And for my sins…

I have a bunch of stuff running on a Virtual Private Server at a company called Linode. This instance first spooled up with Debian 5 was “stable”, and it’s currently running Debian 10. The only problem is that Debian 10 isn’t supported any more, and Debian 13 is now “stable”. At this point, I have two options:

  • I could upgrade incrementally from 10 to 11, 11 to 12, and 12 to 13, fixing all the problems that occur along the way or
  • I could do what the Linode tech support people have been begging me to do for a number of years, and spool up a new instance of Debian 13, and just transfer things one at a time to it.

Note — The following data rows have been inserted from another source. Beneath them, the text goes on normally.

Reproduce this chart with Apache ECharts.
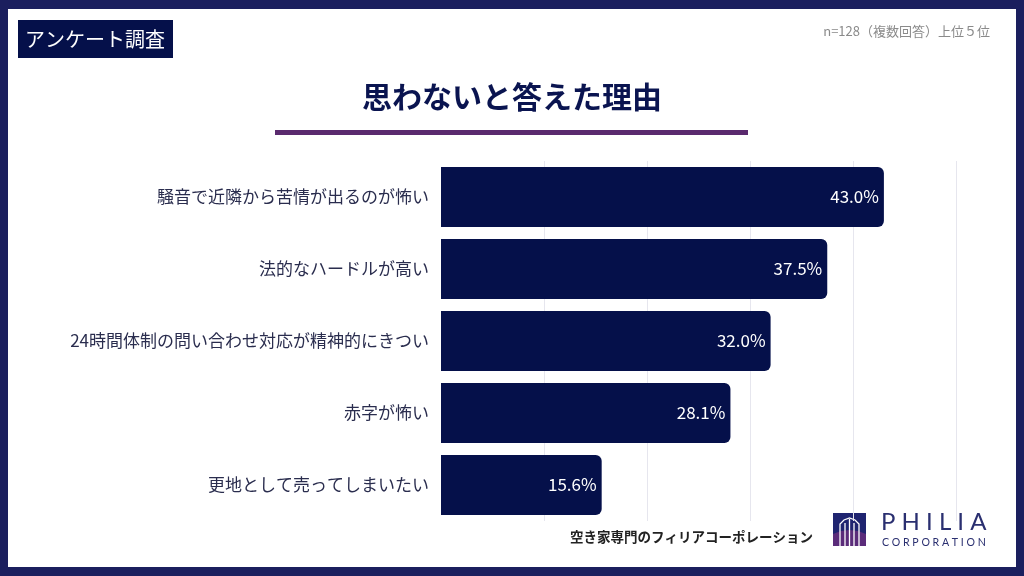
<!DOCTYPE html>
<html>
<head>
<meta charset="utf-8">
<script src="https://cdn.jsdelivr.net/npm/echarts@6/dist/echarts.min.js"></script>
<style>
  html, body { margin: 0; padding: 0; background: #fff; }
  #chart { width: 1024px; height: 576px; }
</style>
</head>
<body>
<div id="chart"></div>
<script>
// reasons, top to bottom
const reasons = [
  '騒音で近隣から苦情が出るのが怖い',
  '法的なハードルが高い',
  '24時間体制の問い合わせ対応が精神的にきつい',
  '赤字が怖い',
  '更地として売ってしまいたい',
];
const shares = [43.0, 37.5, 32.0, 28.1, 15.6];

const NAVY = '#05104a';
const FRAME = '#1b1f5e';
const PURPLE = '#5a2a6e';
const jp = '"Noto Sans CJK JP", "Noto Sans", sans-serif';

const chart = echarts.init(document.getElementById('chart'));

const logoWhite = { fill: null, stroke: '#fff', lineWidth: 1.3 };

const option = {
  backgroundColor: FRAME,
  animation: false,
  textStyle: { fontFamily: jp },
  grid: { left: 441, right: 68, top: 161, height: 360, containLabel: false },
  xAxis: {
    type: 'value',
    min: 0,
    max: 50,
    interval: 10,
    axisLabel: { show: false },
    axisLine: { show: false },
    axisTick: { show: false },
    splitLine: { showMinLine: false, lineStyle: { color: '#e6e6ee', width: 1 } },
  },
  yAxis: {
    type: 'category',
    inverse: true,
    data: reasons,
    axisLine: { show: false },
    axisTick: { show: false },
    axisLabel: { color: '#2a2d4e', fontSize: 17, margin: 12 },
  },
  series: [
    {
      type: 'bar',
      data: shares,
      barWidth: 60,
      itemStyle: { color: NAVY, borderRadius: [0, 6, 6, 0] },
      label: {
        show: true,
        position: 'insideRight',
        distance: 5,
        color: '#fff',
        fontSize: 17,
        formatter: (p) => `${p.value.toFixed(1)}%`,
      },
      z: 3,
    },
  ],
  graphic: [
    // white card inside the frame
    { type: 'rect', z: -10, shape: { x: 8, y: 9, width: 1008, height: 558 }, style: { fill: '#fff' } },
    // survey tag
    { type: 'rect', shape: { x: 18, y: 20, width: 155, height: 38 }, style: { fill: NAVY } },
    {
      type: 'text', x: 95, y: 39,
      style: { text: 'アンケート調査', fill: '#fff', font: `20px ${jp}`, align: 'center', verticalAlign: 'middle' },
    },
    {
      type: 'text', x: 990, y: 31,
      style: { text: 'n=128（複数回答）上位５位', fill: '#8a8a8a', font: `13px ${jp}`, align: 'right', verticalAlign: 'middle' },
    },
    // title + rule
    {
      type: 'text', x: 512, y: 97,
      style: { text: '思わないと答えた理由', fill: '#0a1450', font: `bold 30px ${jp}`, align: 'center', verticalAlign: 'middle' },
    },
    { type: 'rect', shape: { x: 275, y: 130, width: 473, height: 5 }, style: { fill: PURPLE } },
    // footer
    {
      type: 'text', x: 813, y: 537,
      style: { text: '空き家専門のフィリアコーポレーション', fill: '#222', font: `bold 13.5px ${jp}`, align: 'right', verticalAlign: 'middle' },
    },
    // logo mark
    { type: 'rect', shape: { x: 833, y: 513, width: 33, height: 33 }, style: { fill: '#1f2470' } },
    {
      type: 'polygon',
      shape: { points: [[833, 546], [833, 534], [841, 531], [849.5, 530], [858, 531], [866, 534], [866, 546]] },
      style: { fill: '#5b2c7a' },
    },
    {
      type: 'polyline',
      shape: { points: [[840, 546], [840, 524], [844, 520], [849.5, 518], [855, 520], [859, 524], [859, 546]] },
      style: logoWhite,
    },
    { type: 'line', shape: { x1: 845, y1: 546, x2: 845, y2: 523 }, style: logoWhite },
    { type: 'line', shape: { x1: 854, y1: 546, x2: 854, y2: 523 }, style: logoWhite },
    { type: 'line', shape: { x1: 849.5, y1: 546, x2: 849.5, y2: 519 }, style: logoWhite },
    {
      type: 'text', x: 881, y: 522,
      style: { text: 'P H I L I A', fill: '#2a2f70', font: '24px Lato, "DejaVu Sans", sans-serif', align: 'left', verticalAlign: 'middle' },
    },
    {
      type: 'text', x: 882, y: 543,
      style: { text: 'C O R P O R A T I O N', fill: '#2a2f70', font: '10.6px Lato, "DejaVu Sans", sans-serif', align: 'left', verticalAlign: 'middle' },
    },
  ],
};

chart.setOption(option);
</script>
</body>
</html>
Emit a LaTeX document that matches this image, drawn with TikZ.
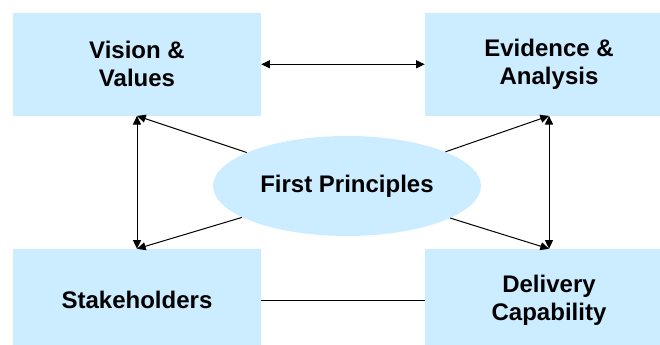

I’m currently leaning towards the second option, but for two problems:

  • I would need to migrate my news spool. Last time I did that (I’m guessing sometime around 2010 or so?) I had to rebuild my overview database, which wasn’t a big deal, just that everything was kind of broken until I figured out how to do that. Also this time I’m using a new type of news spool, called a “timeCAF”. Don’t ask me what it means, I don’t recall. Only that the old way was one file for each article in each newsgroup, and this way makes files that contain multiple articles, and may or may not be “sparse” in the Linux definition of that. Which might complicate the move. I can’t seem to find any information on that yet, but I’m still looking.
  • The new Debian stable only has Mailman 3. I am currently running Mailman 2. I found a document about migrating from 2 to 3, but I think you need a computer with both installed, so I’m probably going to have to install the other one from source on one server or the other. My thought is that it’s probably better to upgrade on the old one so I don’t have to bring over any Mailman 2 cruft to the new server.

Other than that, I don’t anticipate any major trauma, just a lot of futzing around. I’ve done these upgrades in the past, and it’s usually been mostly a half a day of finding all the .dpkg-dist, .dpkg-old, and .dpkg-new files and diffing them with the corresponding config file and making whatever changes seem appropriate.